Exercise instructions: Extract everything from the first line through the line with "import plotly.graph_objects as go", both ends included, except for any pictures.
###
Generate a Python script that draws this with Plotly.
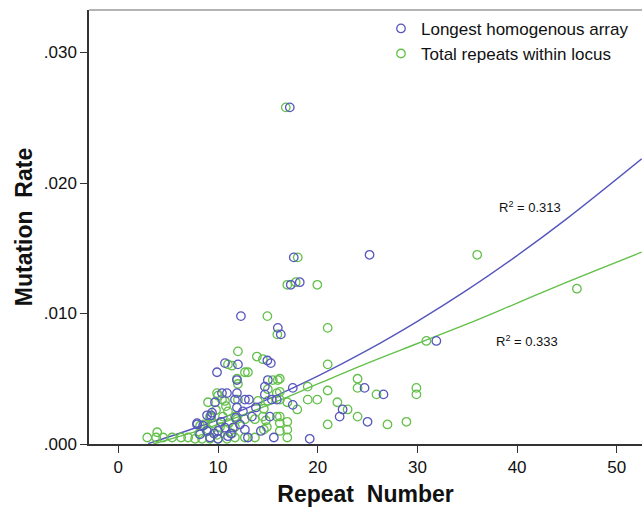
import plotly.graph_objects as go

# ---- data ----
blue_x = [17.2, 17.6, 17.3, 18.2, 25.2, 16.0, 16.3, 31.9, 12.3, 17.5, 24.7, 26.6, 17.5,
          22.5, 22.2, 25.0, 19.2, 15.3, 14.95, 10.7, 12.0, 9.9, 15.0, 14.7, 10.4, 10.9,
          11.9, 14.7, 11.9, 9.7, 11.7, 12.7, 13.1, 15.4, 15.9, 11.9, 13.4, 15.2, 12.7,
          15.6, 7.9, 9.3, 7.9, 8.5, 8.9, 8.2, 9.2, 10.0, 10.7, 11.0, 11.5, 8.9, 9.4,
          10.3, 11.3, 12.2, 13.0, 11.8, 9.6, 10.0, 12.5, 13.8, 14.3]
blue_y = [0.0258, 0.0143, 0.0122, 0.0124, 0.0145, 0.0089, 0.0084, 0.0079, 0.0098, 0.0043,
          0.0043, 0.0038, 0.0030, 0.00265, 0.0021, 0.0017, 0.0004, 0.0062, 0.0064, 0.0062,
          0.0061, 0.0055, 0.0049, 0.0044, 0.0039, 0.0039, 0.0039, 0.0038, 0.0049, 0.0032,
          0.0034, 0.0034, 0.0034, 0.0034, 0.0034, 0.0028, 0.0021, 0.0021, 0.0011, 0.0005,
          0.0015, 0.0022, 0.0016, 0.0014, 0.0010, 0.00074, 0.0005, 0.0010, 0.00125, 0.0006,
          0.00125, 0.0022, 0.0024, 0.0017, 0.0008, 0.0015, 0.0005, 0.0020, 0.0008, 0.0004,
          0.0025, 0.0028, 0.0010]

green_x = [16.8, 18.0, 16.95, 17.8, 19.96, 36.0, 21.0, 46.0, 30.9, 21.0, 16.2, 19.0, 21.0,
           24.0, 24.0, 25.9, 29.9, 29.9, 16.2, 16.2, 16.95, 17.95, 19.0, 19.96, 21.97, 23.0,
           24.0, 21.0, 27.0, 28.9, 16.95, 16.95, 16.95, 16.2, 16.2, 16.2, 14.95, 15.95, 12.0,
           13.9, 14.5, 11.0, 11.4, 12.7, 13.0, 11.9, 12.0, 15.5, 16.0, 15.0, 9.9, 15.9, 9.0,
           10.7, 8.2, 9.2, 2.9, 3.8, 3.9, 4.5, 5.4, 6.3, 7.0, 9.3, 10.0, 10.4, 12.0, 14.0,
           15.0, 11.7, 11.9, 12.7, 13.7, 14.5, 14.8, 15.9, 11.7, 11.7, 12.7, 13.7, 14.6, 14.9,
           7.7, 8.4, 9.2, 10.0, 10.9, 8.1, 9.0, 9.9, 10.8, 8.6, 9.5, 10.2, 11.1, 11.4, 10.5,
           11.0, 10.8, 9.8, 14.6]
green_y = [0.0258, 0.0143, 0.0122, 0.0124, 0.0122, 0.0145, 0.0089, 0.0119, 0.0079, 0.0061,
           0.0050, 0.0044, 0.0041, 0.0050, 0.0043, 0.0038, 0.0043, 0.0038, 0.0040, 0.0034,
           0.0032, 0.00265, 0.0034, 0.0034, 0.0032, 0.00265, 0.0021, 0.0015, 0.0015, 0.0017,
           0.0017, 0.0011, 0.0005, 0.0021, 0.0016, 0.0010, 0.0098, 0.0084, 0.0071, 0.0067,
           0.0065, 0.0061, 0.0060, 0.0055, 0.0055, 0.0050, 0.0046, 0.0049, 0.0049, 0.0042,
           0.0039, 0.0039, 0.0032, 0.0033, 0.0014, 0.0021, 0.0005, 0.0005, 0.0009, 0.0005,
           0.0005, 0.0005, 0.0005, 0.0020, 0.0037, 0.0034, 0.0034, 0.0033, 0.0033, 0.0021,
           0.0019, 0.0019, 0.0019, 0.0021, 0.0018, 0.0021, 0.0013, 0.0005, 0.0005, 0.0005,
           0.0011, 0.0013, 0.0004, 0.0004, 0.0004, 0.0004, 0.0004, 0.0008, 0.0011, 0.0007,
           0.0011, 0.0015, 0.0016, 0.0013, 0.0016, 0.0008, 0.0021, 0.0025, 0.0029, 0.0026,
           0.0027]

# fitted curves
fit_blue_x = [3.0, 10, 16, 20, 25, 30, 35, 40, 45, 52.5]
fit_blue_y = [0.00003, 0.00186, 0.00377, 0.00520, 0.00719, 0.00940, 0.01181, 0.01444, 0.01727, 0.02185]
fit_green_x = [3.5, 10, 16, 20, 25, 30, 35, 40, 45, 52.5]
fit_green_y = [0.0, 0.0015, 0.0033, 0.0046, 0.0062, 0.0077, 0.0092, 0.0108, 0.0124, 0.0147]

r2_labels = ["R<sup>2</sup> = 0.313", "R<sup>2</sup> = 0.333"]
r2_pos_x = [41.3, 41.0]
r2_pos_y = [0.0182, 0.0079]

x_ticks = [0, 10, 20, 30, 40, 50]
y_ticks = [0.0, 0.01, 0.02, 0.03]
y_tick_text = [".000", ".010", ".020", ".030"]

BLUE = "#5656bd"
GREEN = "#63c04a"
FONT = "Liberation Sans, Arial, sans-serif"

fig = go.Figure()
fig.add_trace(go.Scatter(x=fit_blue_x, y=fit_blue_y, mode="lines", line=dict(color=BLUE, width=1.4, shape="spline"),
                         showlegend=False, hoverinfo="skip"))
fig.add_trace(go.Scatter(x=fit_green_x, y=fit_green_y, mode="lines", line=dict(color=GREEN, width=1.4, shape="spline"),
                         showlegend=False, hoverinfo="skip"))
fig.add_trace(go.Scatter(x=green_x, y=green_y, mode="markers", name="Total repeats within locus",
                         marker=dict(symbol="circle-open", size=8.5, color=GREEN, line=dict(width=1.3)),
                         legendrank=2))
fig.add_trace(go.Scatter(x=blue_x, y=blue_y, mode="markers", name="Longest homogenous array",
                         marker=dict(symbol="circle-open", size=8.5, color=BLUE, line=dict(width=1.3)),
                         legendrank=1))

for t, xx, yy in zip(r2_labels, r2_pos_x, r2_pos_y):
    fig.add_annotation(x=xx, y=yy, text=t, showarrow=False, font=dict(family=FONT, size=13, color="#111"))

fig.add_shape(type="line", xref="paper", yref="paper", x0=0, x1=1, y0=1, y1=1,
              line=dict(color="#9a9a9a", width=1.5))

fig.update_layout(
    width=642, height=512,
    margin=dict(l=89, r=0, t=10, b=68),
    paper_bgcolor="white", plot_bgcolor="white",
    font=dict(family=FONT, color="#111"),
    legend=dict(x=0.528, y=0.998, xanchor="left", yanchor="top", bgcolor="rgba(0,0,0,0)",
                font=dict(family=FONT, size=17, color="#111"), itemwidth=30, traceorder="normal"),
    xaxis=dict(range=[-2.94, 52.53], tickvals=x_ticks, ticks="outside", ticklen=7, tickcolor="#333",
               showline=True, linecolor="#333", linewidth=1.5, showgrid=False, zeroline=False,
               tickfont=dict(family=FONT, size=17, color="#111"),
               title=dict(text="Repeat  Number", font=dict(family=FONT, size=23, color="#111", weight="bold"), standoff=10)),
    yaxis=dict(range=[0, 0.03326], tickvals=y_ticks, ticktext=y_tick_text, ticks="outside", ticklen=7,
               tickcolor="#333", showline=True, linecolor="#333", linewidth=1.5, showgrid=False, zeroline=False,
               tickfont=dict(family=FONT, size=17, color="#111"),
               title=dict(text="Mutation  Rate", font=dict(family=FONT, size=23, color="#111", weight="bold"), standoff=5)),
)

fig.write_html("out.html")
###
Correct response:
Generate a Python script that draws this with Plotly.
import plotly.graph_objects as go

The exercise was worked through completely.